*Aim of the exercise*:
Output the material below unchanged, apart from leaving out the pictures.

*Supplied information*:
◇ ◇ ◇ ◇ ◇ ◇ ◇

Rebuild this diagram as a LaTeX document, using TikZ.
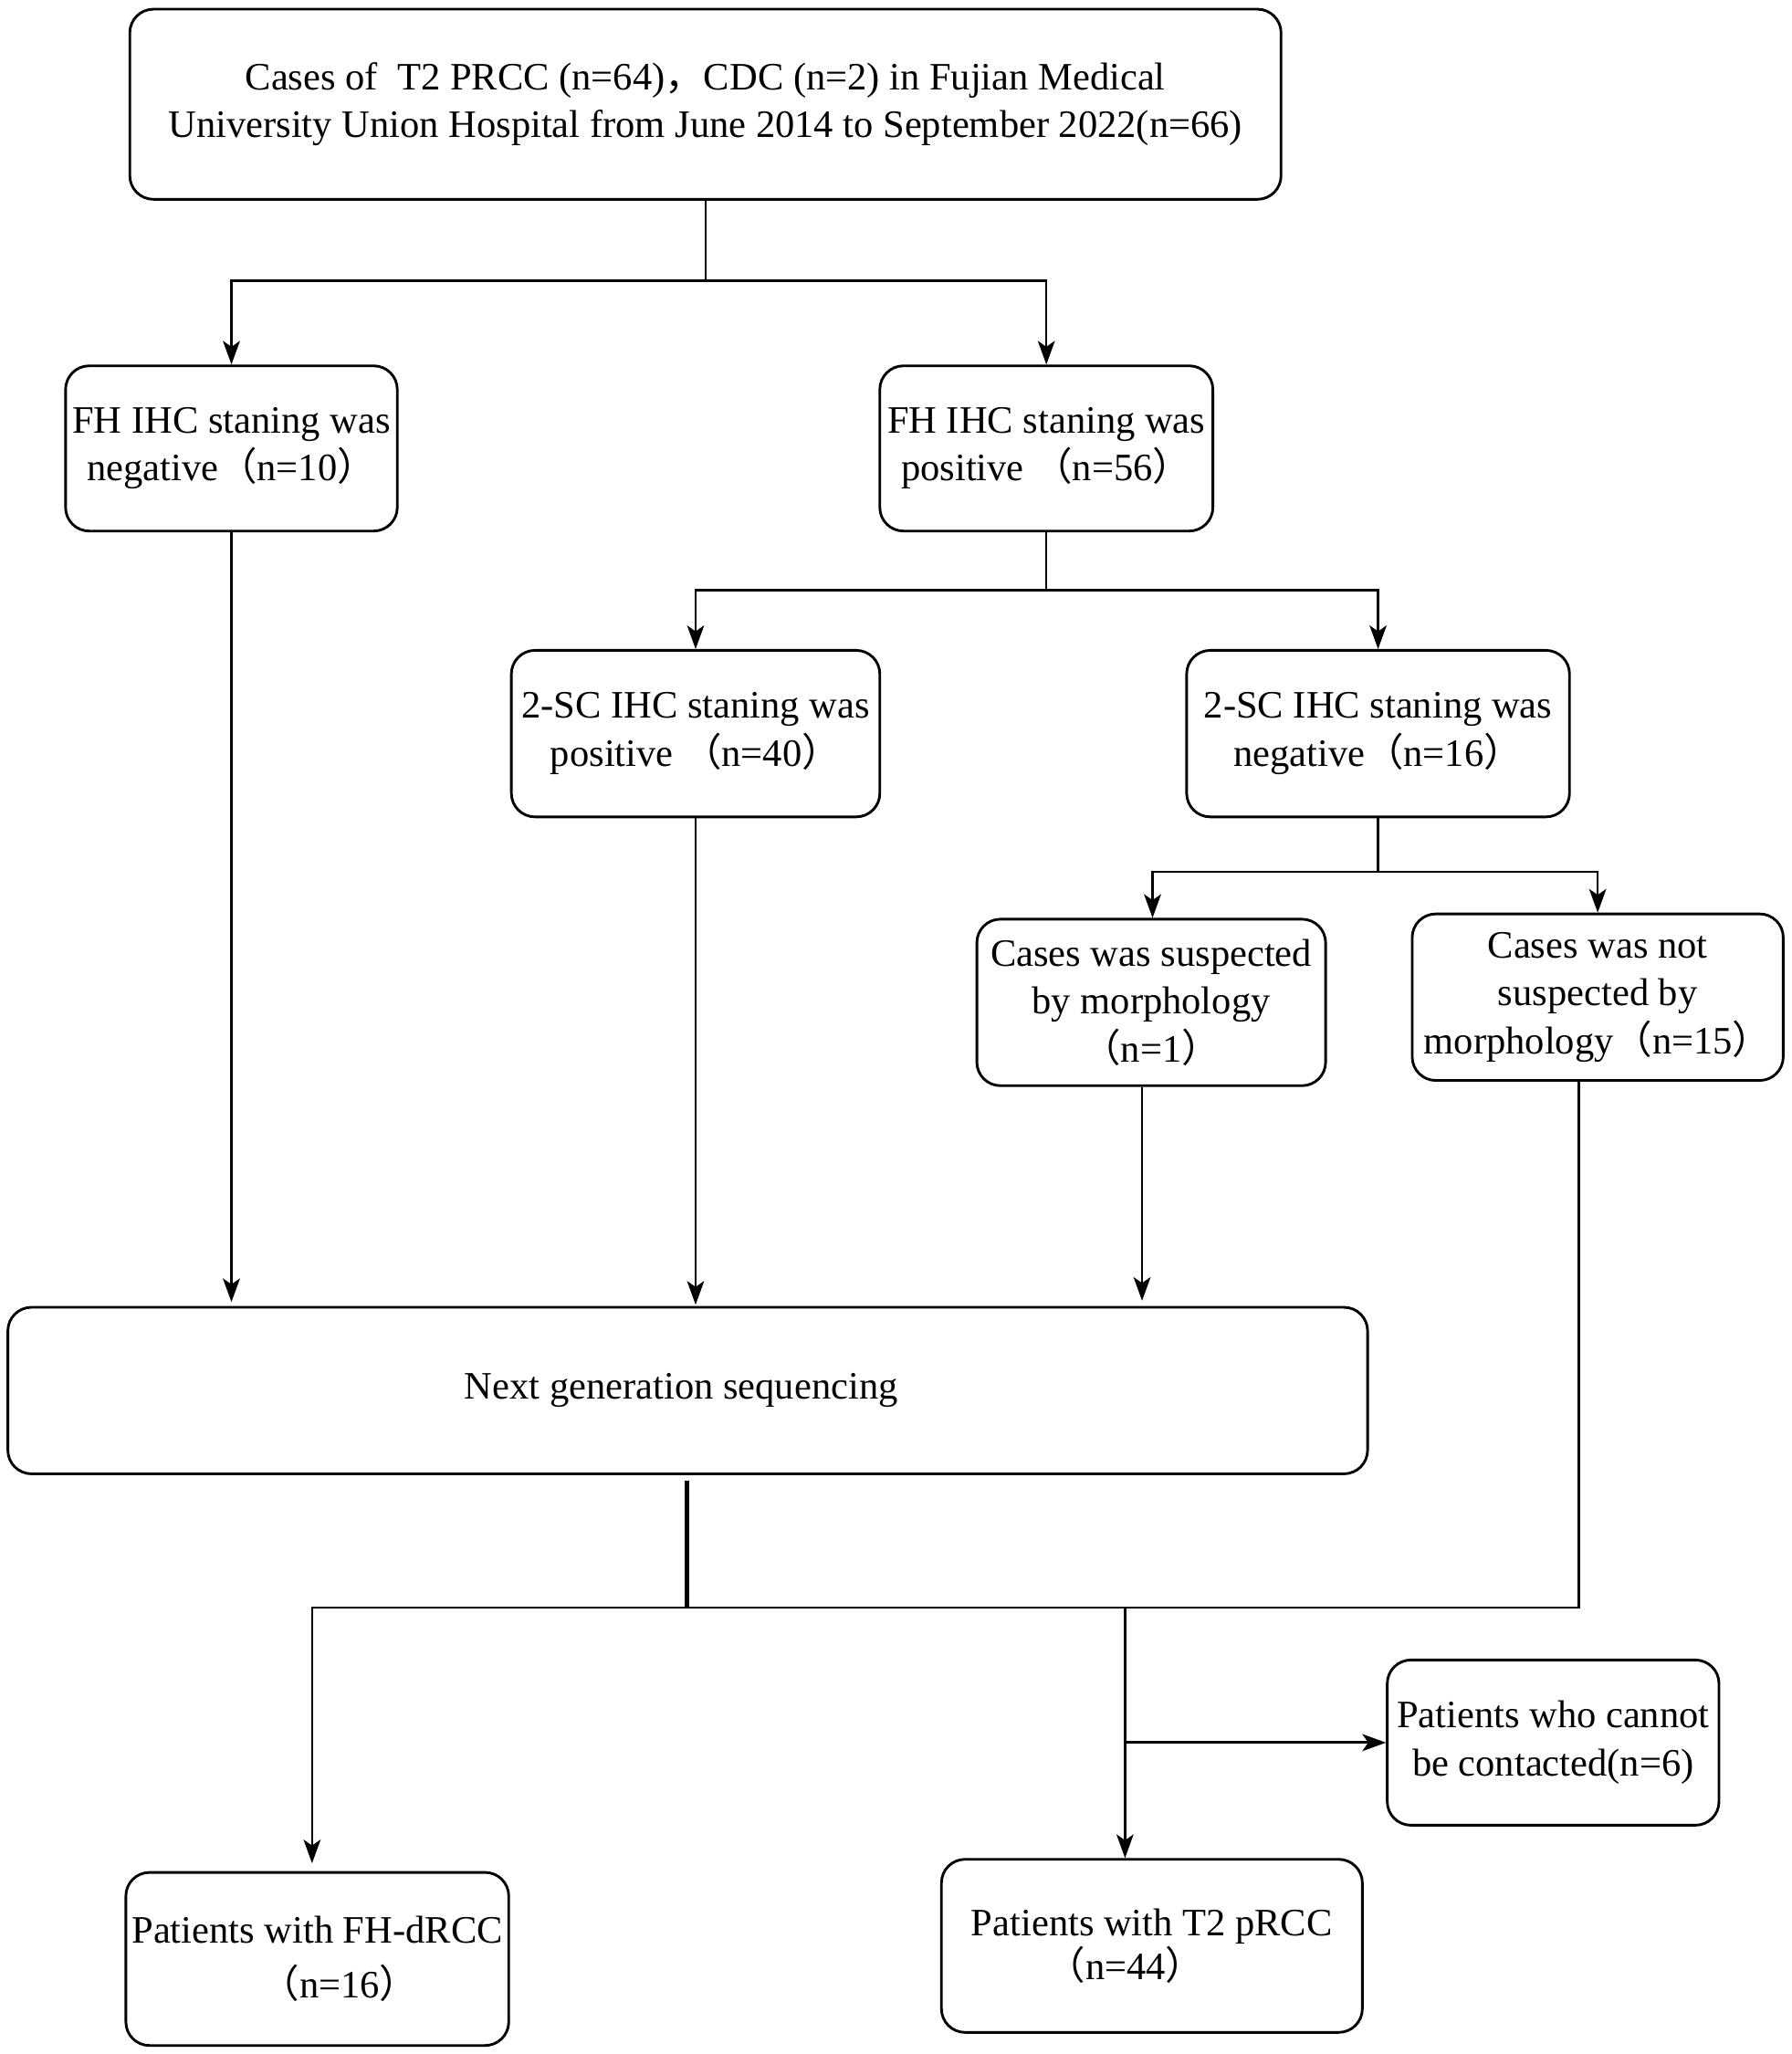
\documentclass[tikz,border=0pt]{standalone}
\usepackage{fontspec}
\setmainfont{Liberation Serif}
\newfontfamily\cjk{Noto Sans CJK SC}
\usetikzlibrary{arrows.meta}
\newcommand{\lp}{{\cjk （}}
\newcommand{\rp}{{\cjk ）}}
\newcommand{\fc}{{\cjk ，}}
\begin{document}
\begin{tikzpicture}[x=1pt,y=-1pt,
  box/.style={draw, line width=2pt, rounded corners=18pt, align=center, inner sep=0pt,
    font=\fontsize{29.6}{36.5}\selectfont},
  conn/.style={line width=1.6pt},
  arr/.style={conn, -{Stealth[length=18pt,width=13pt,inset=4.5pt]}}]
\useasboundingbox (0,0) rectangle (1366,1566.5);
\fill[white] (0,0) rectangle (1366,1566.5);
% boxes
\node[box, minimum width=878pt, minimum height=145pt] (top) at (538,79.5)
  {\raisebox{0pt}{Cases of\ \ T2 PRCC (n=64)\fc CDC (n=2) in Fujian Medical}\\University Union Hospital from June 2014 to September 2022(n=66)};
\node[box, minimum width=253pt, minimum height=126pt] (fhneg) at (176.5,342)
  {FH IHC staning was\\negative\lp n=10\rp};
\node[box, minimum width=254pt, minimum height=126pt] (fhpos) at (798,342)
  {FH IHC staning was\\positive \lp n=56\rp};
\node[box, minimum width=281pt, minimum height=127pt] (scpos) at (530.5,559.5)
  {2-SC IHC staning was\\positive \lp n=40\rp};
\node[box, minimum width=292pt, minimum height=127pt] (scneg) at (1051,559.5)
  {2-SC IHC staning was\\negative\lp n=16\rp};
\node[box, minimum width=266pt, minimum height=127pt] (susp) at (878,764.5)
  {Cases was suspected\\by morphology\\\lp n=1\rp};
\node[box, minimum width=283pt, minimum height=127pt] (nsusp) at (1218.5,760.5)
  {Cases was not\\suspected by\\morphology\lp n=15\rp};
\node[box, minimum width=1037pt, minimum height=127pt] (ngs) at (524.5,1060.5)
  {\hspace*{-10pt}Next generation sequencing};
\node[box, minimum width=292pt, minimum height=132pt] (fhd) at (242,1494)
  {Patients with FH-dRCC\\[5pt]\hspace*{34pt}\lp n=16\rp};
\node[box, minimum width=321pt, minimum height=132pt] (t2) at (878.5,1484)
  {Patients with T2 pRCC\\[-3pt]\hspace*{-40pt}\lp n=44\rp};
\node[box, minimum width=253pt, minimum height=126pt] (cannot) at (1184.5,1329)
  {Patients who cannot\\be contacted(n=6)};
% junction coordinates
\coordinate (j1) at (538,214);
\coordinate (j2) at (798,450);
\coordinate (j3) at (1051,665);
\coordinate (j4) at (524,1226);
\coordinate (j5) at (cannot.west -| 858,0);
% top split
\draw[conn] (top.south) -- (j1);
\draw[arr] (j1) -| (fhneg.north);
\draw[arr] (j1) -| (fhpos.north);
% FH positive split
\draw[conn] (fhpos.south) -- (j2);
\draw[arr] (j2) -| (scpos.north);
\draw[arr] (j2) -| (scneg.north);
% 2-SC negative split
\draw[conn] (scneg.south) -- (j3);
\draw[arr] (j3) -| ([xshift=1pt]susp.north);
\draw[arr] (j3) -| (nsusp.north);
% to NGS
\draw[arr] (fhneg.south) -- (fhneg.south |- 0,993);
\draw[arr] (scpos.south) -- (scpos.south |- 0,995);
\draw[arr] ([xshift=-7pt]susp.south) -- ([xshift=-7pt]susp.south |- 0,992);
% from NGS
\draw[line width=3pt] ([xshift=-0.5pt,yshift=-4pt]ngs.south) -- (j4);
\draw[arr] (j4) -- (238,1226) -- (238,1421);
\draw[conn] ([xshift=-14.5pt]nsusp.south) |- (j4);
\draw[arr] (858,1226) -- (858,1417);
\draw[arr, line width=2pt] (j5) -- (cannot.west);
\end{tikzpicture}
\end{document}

◇ ◇ ◇ ◇ ◇ ◇ ◇

*Task solution*:
Rebuild this diagram as a LaTeX document, using TikZ.
\documentclass[tikz,border=0pt]{standalone}
\usepackage{fontspec}
\setmainfont{Liberation Serif}
\newfontfamily\cjk{Noto Sans CJK SC}
\usetikzlibrary{arrows.meta}
\newcommand{\lp}{{\cjk （}}
\newcommand{\rp}{{\cjk ）}}
\newcommand{\fc}{{\cjk ，}}
\begin{document}
\begin{tikzpicture}[x=1pt,y=-1pt,
  box/.style={draw, line width=2pt, rounded corners=18pt, align=center, inner sep=0pt,
    font=\fontsize{29.6}{36.5}\selectfont},
  conn/.style={line width=1.6pt},
  arr/.style={conn, -{Stealth[length=18pt,width=13pt,inset=4.5pt]}}]
\useasboundingbox (0,0) rectangle (1366,1566.5);
\fill[white] (0,0) rectangle (1366,1566.5);
% boxes
\node[box, minimum width=878pt, minimum height=145pt] (top) at (538,79.5)
  {\raisebox{0pt}{Cases of\ \ T2 PRCC (n=64)\fc CDC (n=2) in Fujian Medical}\\University Union Hospital from June 2014 to September 2022(n=66)};
\node[box, minimum width=253pt, minimum height=126pt] (fhneg) at (176.5,342)
  {FH IHC staning was\\negative\lp n=10\rp};
\node[box, minimum width=254pt, minimum height=126pt] (fhpos) at (798,342)
  {FH IHC staning was\\positive \lp n=56\rp};
\node[box, minimum width=281pt, minimum height=127pt] (scpos) at (530.5,559.5)
  {2-SC IHC staning was\\positive \lp n=40\rp};
\node[box, minimum width=292pt, minimum height=127pt] (scneg) at (1051,559.5)
  {2-SC IHC staning was\\negative\lp n=16\rp};
\node[box, minimum width=266pt, minimum height=127pt] (susp) at (878,764.5)
  {Cases was suspected\\by morphology\\\lp n=1\rp};
\node[box, minimum width=283pt, minimum height=127pt] (nsusp) at (1218.5,760.5)
  {Cases was not\\suspected by\\morphology\lp n=15\rp};
\node[box, minimum width=1037pt, minimum height=127pt] (ngs) at (524.5,1060.5)
  {\hspace*{-10pt}Next generation sequencing};
\node[box, minimum width=292pt, minimum height=132pt] (fhd) at (242,1494)
  {Patients with FH-dRCC\\[5pt]\hspace*{34pt}\lp n=16\rp};
\node[box, minimum width=321pt, minimum height=132pt] (t2) at (878.5,1484)
  {Patients with T2 pRCC\\[-3pt]\hspace*{-40pt}\lp n=44\rp};
\node[box, minimum width=253pt, minimum height=126pt] (cannot) at (1184.5,1329)
  {Patients who cannot\\be contacted(n=6)};
% junction coordinates
\coordinate (j1) at (538,214);
\coordinate (j2) at (798,450);
\coordinate (j3) at (1051,665);
\coordinate (j4) at (524,1226);
\coordinate (j5) at (cannot.west -| 858,0);
% top split
\draw[conn] (top.south) -- (j1);
\draw[arr] (j1) -| (fhneg.north);
\draw[arr] (j1) -| (fhpos.north);
% FH positive split
\draw[conn] (fhpos.south) -- (j2);
\draw[arr] (j2) -| (scpos.north);
\draw[arr] (j2) -| (scneg.north);
% 2-SC negative split
\draw[conn] (scneg.south) -- (j3);
\draw[arr] (j3) -| ([xshift=1pt]susp.north);
\draw[arr] (j3) -| (nsusp.north);
% to NGS
\draw[arr] (fhneg.south) -- (fhneg.south |- 0,993);
\draw[arr] (scpos.south) -- (scpos.south |- 0,995);
\draw[arr] ([xshift=-7pt]susp.south) -- ([xshift=-7pt]susp.south |- 0,992);
% from NGS
\draw[line width=3pt] ([xshift=-0.5pt,yshift=-4pt]ngs.south) -- (j4);
\draw[arr] (j4) -- (238,1226) -- (238,1421);
\draw[conn] ([xshift=-14.5pt]nsusp.south) |- (j4);
\draw[arr] (858,1226) -- (858,1417);
\draw[arr, line width=2pt] (j5) -- (cannot.west);
\end{tikzpicture}
\end{document}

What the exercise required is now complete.